--- start ---
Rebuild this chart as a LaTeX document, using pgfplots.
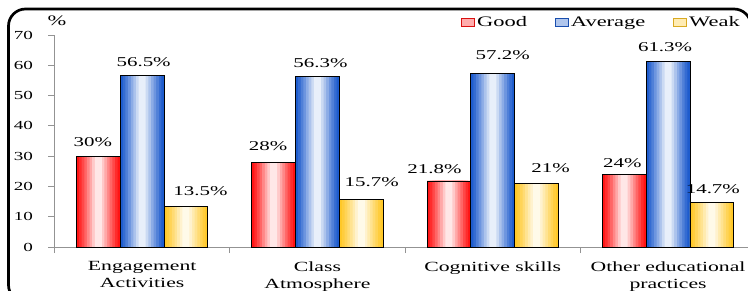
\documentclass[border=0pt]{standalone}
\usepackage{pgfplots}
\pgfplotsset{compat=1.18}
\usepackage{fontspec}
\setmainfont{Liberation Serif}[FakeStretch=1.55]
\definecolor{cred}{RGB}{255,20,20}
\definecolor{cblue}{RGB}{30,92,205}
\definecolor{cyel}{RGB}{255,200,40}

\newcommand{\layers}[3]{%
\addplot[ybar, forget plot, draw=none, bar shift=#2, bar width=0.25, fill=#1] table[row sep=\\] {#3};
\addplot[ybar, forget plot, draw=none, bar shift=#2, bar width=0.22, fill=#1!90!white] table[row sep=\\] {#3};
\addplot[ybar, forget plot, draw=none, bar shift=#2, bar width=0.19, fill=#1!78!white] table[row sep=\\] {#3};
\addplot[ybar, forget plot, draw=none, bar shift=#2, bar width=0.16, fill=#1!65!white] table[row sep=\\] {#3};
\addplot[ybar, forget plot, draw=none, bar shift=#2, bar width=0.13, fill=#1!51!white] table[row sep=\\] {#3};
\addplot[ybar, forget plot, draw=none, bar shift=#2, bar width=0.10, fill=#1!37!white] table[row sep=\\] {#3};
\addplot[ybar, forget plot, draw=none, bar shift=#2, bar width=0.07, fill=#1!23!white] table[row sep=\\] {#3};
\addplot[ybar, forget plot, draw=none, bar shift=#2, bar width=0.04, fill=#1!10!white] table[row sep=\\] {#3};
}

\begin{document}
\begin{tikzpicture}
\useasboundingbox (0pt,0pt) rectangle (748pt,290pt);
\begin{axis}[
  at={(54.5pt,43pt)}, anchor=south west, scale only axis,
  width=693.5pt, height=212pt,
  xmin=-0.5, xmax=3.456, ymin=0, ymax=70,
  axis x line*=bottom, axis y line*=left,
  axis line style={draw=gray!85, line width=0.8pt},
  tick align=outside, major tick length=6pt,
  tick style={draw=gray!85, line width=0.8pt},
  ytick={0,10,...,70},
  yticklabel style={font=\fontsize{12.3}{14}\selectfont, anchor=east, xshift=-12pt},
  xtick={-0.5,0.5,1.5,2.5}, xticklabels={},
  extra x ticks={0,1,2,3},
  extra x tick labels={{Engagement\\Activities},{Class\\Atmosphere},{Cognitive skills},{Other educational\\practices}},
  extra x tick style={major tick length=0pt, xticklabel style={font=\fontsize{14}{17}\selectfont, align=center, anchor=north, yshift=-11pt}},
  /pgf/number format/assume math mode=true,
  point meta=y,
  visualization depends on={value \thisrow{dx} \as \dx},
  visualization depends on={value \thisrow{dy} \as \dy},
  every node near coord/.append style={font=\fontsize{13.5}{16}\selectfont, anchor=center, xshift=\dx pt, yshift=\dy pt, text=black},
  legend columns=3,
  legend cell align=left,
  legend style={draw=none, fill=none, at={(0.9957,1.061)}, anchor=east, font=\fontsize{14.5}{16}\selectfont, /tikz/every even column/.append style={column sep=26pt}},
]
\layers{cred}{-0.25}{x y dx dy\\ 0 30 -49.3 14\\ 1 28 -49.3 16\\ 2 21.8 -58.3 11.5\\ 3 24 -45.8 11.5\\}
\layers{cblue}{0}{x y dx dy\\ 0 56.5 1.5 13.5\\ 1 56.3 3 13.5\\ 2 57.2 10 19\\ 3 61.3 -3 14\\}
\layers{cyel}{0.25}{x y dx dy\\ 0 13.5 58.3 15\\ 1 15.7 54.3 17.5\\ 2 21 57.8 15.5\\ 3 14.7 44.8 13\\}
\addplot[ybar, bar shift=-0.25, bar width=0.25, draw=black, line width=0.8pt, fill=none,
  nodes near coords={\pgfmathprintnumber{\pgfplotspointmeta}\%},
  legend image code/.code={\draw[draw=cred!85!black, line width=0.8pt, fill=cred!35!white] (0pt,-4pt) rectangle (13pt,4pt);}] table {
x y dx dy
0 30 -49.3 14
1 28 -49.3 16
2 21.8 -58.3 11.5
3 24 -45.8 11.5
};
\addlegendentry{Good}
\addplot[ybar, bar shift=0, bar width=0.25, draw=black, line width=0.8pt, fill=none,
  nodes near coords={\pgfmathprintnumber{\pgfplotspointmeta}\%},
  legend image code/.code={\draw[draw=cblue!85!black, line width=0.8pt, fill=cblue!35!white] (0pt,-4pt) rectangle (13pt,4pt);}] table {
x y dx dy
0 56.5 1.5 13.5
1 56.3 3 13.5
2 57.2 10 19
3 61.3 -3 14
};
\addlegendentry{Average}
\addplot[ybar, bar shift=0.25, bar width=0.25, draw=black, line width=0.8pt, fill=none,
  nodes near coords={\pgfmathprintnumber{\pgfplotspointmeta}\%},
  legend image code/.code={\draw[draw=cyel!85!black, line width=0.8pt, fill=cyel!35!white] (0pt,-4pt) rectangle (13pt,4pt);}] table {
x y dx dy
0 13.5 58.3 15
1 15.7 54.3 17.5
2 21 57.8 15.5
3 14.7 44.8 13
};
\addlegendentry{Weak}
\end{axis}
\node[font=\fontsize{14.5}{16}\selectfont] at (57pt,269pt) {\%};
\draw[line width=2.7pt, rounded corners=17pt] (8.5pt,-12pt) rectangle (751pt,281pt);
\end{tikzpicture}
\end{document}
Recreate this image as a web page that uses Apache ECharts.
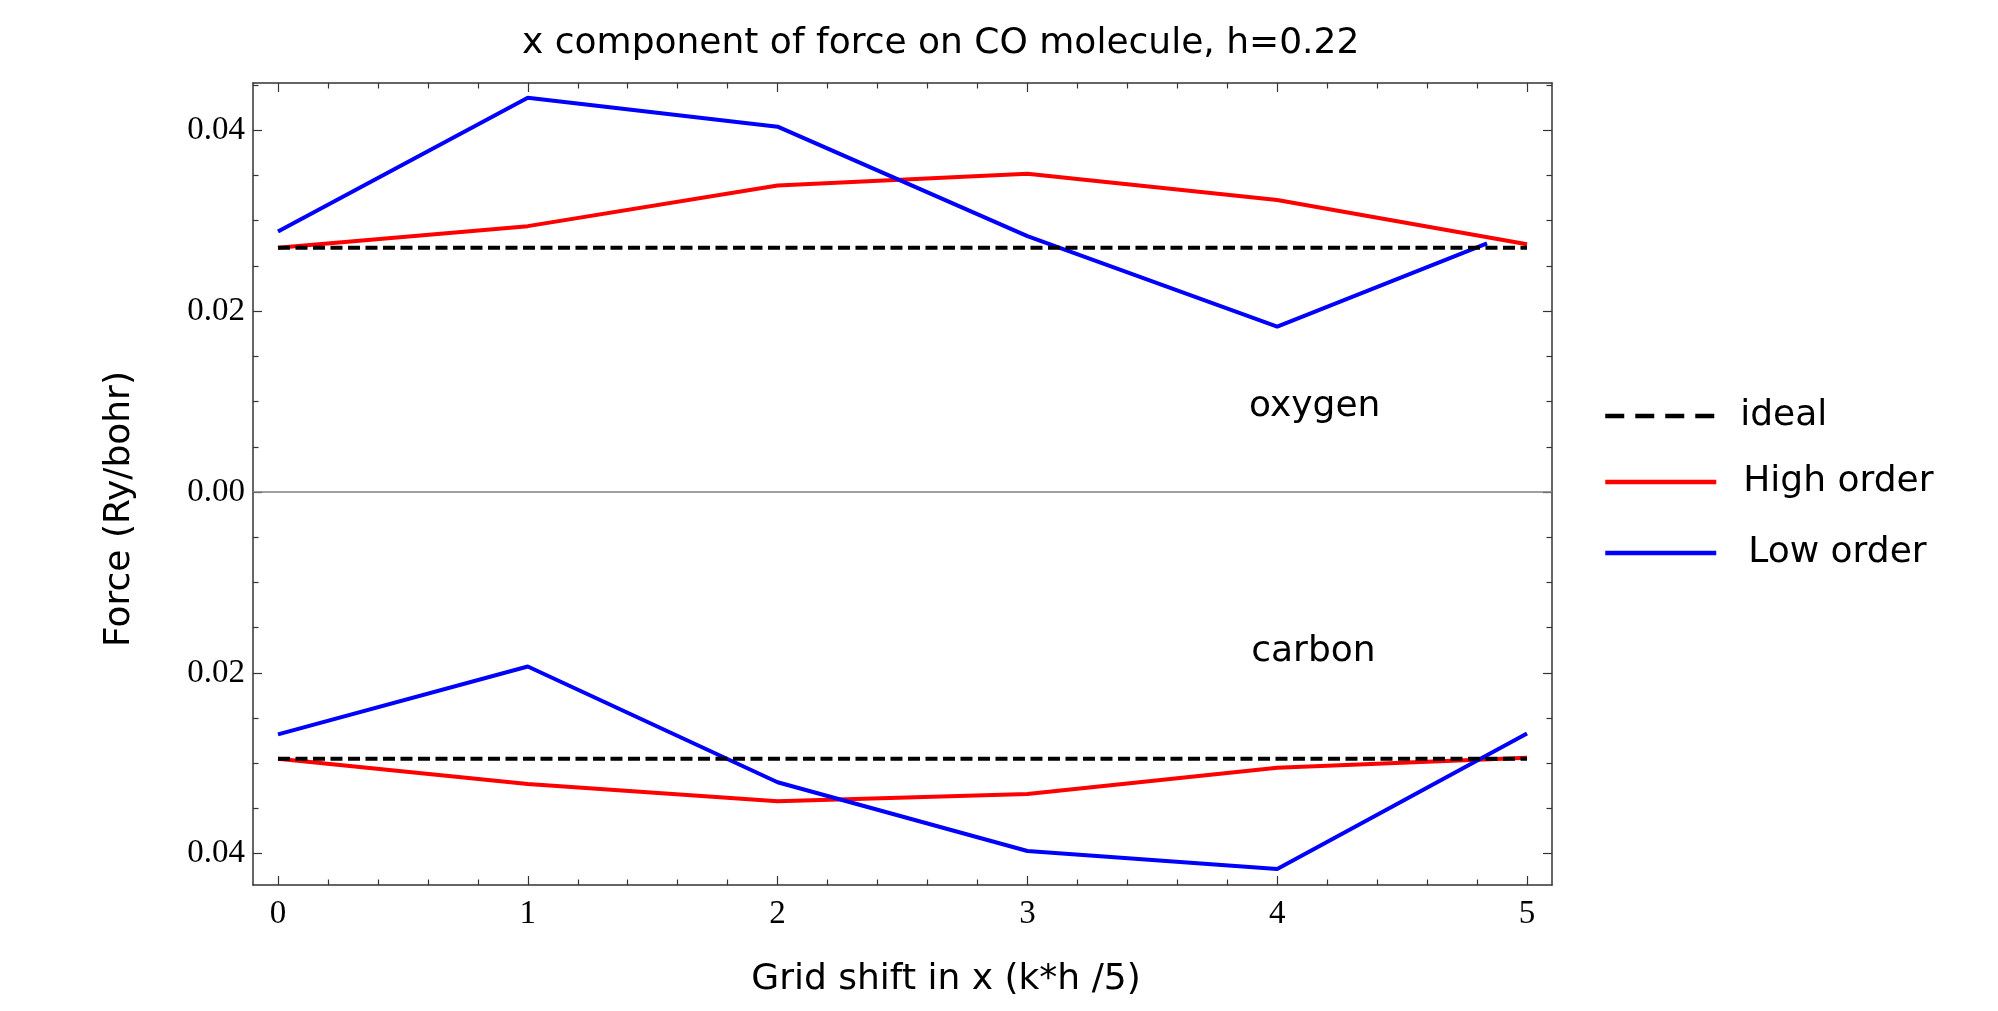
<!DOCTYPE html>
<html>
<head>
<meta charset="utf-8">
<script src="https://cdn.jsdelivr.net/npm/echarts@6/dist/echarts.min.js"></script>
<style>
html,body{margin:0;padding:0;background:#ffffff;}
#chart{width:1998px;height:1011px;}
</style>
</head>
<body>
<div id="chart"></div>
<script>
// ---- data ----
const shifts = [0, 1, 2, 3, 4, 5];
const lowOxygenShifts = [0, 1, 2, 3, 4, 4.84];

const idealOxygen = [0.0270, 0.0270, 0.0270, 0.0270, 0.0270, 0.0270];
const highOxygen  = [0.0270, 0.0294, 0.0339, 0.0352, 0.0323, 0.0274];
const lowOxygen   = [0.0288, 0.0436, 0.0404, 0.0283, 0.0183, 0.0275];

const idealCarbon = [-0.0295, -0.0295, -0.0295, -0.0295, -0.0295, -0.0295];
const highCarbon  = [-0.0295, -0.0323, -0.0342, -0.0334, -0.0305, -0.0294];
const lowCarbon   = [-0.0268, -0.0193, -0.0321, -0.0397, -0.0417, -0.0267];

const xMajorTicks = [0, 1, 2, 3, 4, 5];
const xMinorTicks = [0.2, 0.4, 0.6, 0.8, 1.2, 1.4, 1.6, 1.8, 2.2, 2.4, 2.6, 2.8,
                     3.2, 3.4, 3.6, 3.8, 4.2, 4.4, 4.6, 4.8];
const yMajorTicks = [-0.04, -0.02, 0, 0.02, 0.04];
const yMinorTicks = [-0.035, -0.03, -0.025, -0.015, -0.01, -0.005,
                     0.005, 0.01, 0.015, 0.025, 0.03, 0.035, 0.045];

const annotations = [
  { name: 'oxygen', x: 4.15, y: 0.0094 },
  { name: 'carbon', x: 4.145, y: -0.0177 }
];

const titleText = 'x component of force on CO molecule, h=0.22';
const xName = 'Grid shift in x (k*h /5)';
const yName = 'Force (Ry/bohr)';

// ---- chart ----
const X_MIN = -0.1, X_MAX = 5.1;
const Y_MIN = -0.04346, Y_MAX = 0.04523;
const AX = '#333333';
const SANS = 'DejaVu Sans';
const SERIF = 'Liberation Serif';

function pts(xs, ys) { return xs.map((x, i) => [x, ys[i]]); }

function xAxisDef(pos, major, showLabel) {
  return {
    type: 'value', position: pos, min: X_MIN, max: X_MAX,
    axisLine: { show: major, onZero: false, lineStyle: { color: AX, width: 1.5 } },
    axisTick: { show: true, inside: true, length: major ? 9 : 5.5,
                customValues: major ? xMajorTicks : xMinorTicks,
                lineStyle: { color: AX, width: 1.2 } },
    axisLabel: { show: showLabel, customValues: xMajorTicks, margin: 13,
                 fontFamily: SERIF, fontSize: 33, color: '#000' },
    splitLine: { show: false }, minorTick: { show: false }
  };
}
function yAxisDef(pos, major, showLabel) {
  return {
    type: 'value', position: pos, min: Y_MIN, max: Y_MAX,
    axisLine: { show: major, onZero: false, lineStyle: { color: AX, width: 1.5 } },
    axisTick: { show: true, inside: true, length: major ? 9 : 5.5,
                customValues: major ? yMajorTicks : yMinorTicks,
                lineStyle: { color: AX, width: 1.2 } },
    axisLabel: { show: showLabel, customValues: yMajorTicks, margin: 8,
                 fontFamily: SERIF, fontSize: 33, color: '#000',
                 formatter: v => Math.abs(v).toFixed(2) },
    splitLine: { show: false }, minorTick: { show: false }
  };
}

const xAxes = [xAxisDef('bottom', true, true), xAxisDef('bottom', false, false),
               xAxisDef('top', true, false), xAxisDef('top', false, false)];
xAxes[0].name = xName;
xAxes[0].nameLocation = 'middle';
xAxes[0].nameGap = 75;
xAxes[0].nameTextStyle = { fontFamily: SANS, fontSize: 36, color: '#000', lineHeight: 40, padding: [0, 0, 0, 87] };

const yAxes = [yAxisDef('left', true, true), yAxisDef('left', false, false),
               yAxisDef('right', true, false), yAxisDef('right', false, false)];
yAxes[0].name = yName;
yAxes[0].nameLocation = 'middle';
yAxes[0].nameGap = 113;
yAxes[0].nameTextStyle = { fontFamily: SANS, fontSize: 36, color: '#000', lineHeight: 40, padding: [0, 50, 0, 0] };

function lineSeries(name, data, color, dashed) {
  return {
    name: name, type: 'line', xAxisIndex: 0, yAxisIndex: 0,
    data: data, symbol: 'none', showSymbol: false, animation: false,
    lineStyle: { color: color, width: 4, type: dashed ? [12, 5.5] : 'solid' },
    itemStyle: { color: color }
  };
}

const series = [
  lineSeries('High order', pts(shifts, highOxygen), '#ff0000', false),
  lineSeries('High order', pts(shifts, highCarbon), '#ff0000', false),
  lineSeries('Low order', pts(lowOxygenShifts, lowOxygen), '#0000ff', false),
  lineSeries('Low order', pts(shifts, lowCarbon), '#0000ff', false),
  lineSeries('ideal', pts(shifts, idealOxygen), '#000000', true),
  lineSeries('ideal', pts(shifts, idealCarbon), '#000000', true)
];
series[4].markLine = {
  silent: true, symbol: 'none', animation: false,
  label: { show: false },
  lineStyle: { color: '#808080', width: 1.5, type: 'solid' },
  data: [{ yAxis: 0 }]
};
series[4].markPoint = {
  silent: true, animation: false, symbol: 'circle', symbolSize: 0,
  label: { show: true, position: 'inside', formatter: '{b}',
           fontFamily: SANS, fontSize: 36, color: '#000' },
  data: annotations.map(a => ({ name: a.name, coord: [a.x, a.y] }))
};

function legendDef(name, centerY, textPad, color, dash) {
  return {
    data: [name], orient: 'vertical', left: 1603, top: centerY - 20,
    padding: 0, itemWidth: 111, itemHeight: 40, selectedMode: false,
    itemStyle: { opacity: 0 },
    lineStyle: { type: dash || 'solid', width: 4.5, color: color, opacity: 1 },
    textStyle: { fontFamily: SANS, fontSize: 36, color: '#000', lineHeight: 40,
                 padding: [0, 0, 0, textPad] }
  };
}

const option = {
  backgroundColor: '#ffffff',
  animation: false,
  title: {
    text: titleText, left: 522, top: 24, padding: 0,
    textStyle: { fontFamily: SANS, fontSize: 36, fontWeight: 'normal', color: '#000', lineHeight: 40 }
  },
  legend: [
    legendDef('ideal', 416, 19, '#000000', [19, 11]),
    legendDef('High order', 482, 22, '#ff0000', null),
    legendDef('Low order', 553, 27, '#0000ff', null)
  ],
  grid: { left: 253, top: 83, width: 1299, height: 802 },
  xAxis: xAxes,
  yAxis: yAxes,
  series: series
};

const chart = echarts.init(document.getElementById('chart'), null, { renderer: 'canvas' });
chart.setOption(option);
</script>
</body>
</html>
--- end ---
Aim:
Set down the lines running from the one with "Recreate this image" through the one with "const lowOxygenShifts = [0, 1, 2, 3, 4, 4.84];", both ends kept, exactly and with no pictures.

Result:
Recreate this image as a web page that uses Apache ECharts.
<!DOCTYPE html>
<html>
<head>
<meta charset="utf-8">
<script src="https://cdn.jsdelivr.net/npm/echarts@6/dist/echarts.min.js"></script>
<style>
html,body{margin:0;padding:0;background:#ffffff;}
#chart{width:1998px;height:1011px;}
</style>
</head>
<body>
<div id="chart"></div>
<script>
// ---- data ----
const shifts = [0, 1, 2, 3, 4, 5];
const lowOxygenShifts = [0, 1, 2, 3, 4, 4.84];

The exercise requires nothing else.